Brezis considers the inhomogeneous Dirichlet problem,
\begin{align}
-\Delta u+u=f\quad &\text{in }\Omega,\\
u=g\quad &\text{on }\partial\Omega,
\end{align}
where $f$ is given on $\Omega$ and $g$ is given on $\partial\Omega$. In order to build up to the proposition which proves a unique weak solution exists for this problem Brezis first wishes to construct a closed convex set in $H^{1}(\Omega)$. He does this as follows:
Suppose that there exists a function $\tilde{g}\in H^{1}(\Omega)\cap C(\overline{\Omega})$ such that $\tilde{g}=g$ on $\partial\Omega$. and consider the set,
\begin{align}
K=\{v\in H^{1}(\Omega)\,|\,v-\tilde{g}\in H^{1}_{0}(\Omega)\}.
\end{align}
It follows from Theorem 9.17 that $K$ is independent of the choice of $\tilde{g}$ and depends only on $g$.
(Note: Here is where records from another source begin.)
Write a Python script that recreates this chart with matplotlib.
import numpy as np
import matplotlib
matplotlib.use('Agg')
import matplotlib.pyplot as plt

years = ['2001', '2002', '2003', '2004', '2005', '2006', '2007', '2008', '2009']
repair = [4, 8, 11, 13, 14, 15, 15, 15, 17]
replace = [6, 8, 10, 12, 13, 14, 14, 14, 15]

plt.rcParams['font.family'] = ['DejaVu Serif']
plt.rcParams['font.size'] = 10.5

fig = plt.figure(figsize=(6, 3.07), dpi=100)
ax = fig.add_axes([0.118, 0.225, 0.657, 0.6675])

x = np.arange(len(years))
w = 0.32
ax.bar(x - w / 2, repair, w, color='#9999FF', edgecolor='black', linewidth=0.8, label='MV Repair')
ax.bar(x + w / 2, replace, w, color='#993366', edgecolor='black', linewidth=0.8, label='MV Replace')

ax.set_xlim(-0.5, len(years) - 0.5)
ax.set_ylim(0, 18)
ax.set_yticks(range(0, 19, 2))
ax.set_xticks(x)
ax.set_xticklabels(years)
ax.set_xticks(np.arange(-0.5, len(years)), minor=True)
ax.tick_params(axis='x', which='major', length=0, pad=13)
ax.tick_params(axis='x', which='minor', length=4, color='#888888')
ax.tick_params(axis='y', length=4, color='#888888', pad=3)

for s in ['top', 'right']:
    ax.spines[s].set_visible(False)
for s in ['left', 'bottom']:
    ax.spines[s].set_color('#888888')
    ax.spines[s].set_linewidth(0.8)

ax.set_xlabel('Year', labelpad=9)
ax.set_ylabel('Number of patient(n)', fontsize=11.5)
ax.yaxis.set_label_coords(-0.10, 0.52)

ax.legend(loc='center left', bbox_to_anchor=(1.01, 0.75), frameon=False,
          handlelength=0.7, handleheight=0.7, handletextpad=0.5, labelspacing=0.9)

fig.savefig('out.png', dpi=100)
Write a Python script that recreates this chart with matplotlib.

Where I require assistance: Theorem 9.17 states,
Theorem 9.17: Suppose $\Omega$ is of class $C^{1}$. Let,
\begin{align}
u\in W^{1,\,p}(\Omega)\cap C(\overline{\Omega})\quad\text{with }1\leq p<\infty.
\end{align}
Then the following properties are equivalent:
\begin{align}
\text{(i)}&\,u=0\text{ on }\partial\Omega,\\
\text{(ii)}&\, u\in W^{1,\,p}_{0}(\Omega).
\end{align}
The way I see this working is that to show that $v-\tilde{g}\in H^{1}_{0}(\Omega)$ we can show that $v-\tilde{g}=0$ on $\partial\Omega$ and property (ii) from Theorem 9.17 follows (since the proof of (i)$\implies$(ii) does not require any assumptions on the smoothness of $\Omega$). Then from earlier we have $v=\tilde{g}=g$ on $\partial\Omega$, and so we drop the dependence on $\tilde{g}$. However, we do not know that $v-\tilde{g}\in H^{1}(\Omega)\cap C(\overline{\Omega})$ so how are we reaching this conclusion?
Showing $K$ is convex:
Suppose $u,v\in K$. Consider $t\in\mathbb{R}$, then,
\begin{align}
tv+(1-t)u=t(v-u)+u.
\end{align}
Take $\tilde{g}$ as before, then
\begin{align}
t(v-u)+u-\tilde{g}=t(v-\tilde{g})-t(u-\tilde{g})+(u-\tilde{g})\in H_{0}^{1}(\Omega),
\end{align}
since $H^{1}_{0}(\Omega)$ is a linear space. Hence $tv+(1-t)u\in K$ for $t\in [0,1]$.
Best Answer
To show that $K$ is independent of the choice of extension $\tilde{g}$, consider another extension $\hat{g}\in H^1(\Omega)\cap C(\overline{\Omega})$ with $\hat{g}=g$ on $\partial\Omega$. Put $$ \hat{K}:=\{v \in H^1(\Omega)\ |\ v-\hat{g}\in H^1_0(\Omega) \}. $$
We have to verify that $K=\hat{K}$. To this end consider $v\in K$. Then $v-\tilde{g}\in H^1_0(\Omega)$. From Theorem 9.17 we deduce that also $\hat{g}-\tilde{g}\in H^1_0(\Omega)$. Since $H^1_0(\Omega)$ is a linear space, we obtain $$ v-\hat{g} = v- \tilde{g} + (\tilde{g}-\hat{g}) \in H^1_0(\Omega). $$ Consequently, $v\in\hat{K}$. We conclude $K\subset\hat{K}$. The opposite inclusion follows by a similar argument, and we thus obtain $K=\hat{K}$.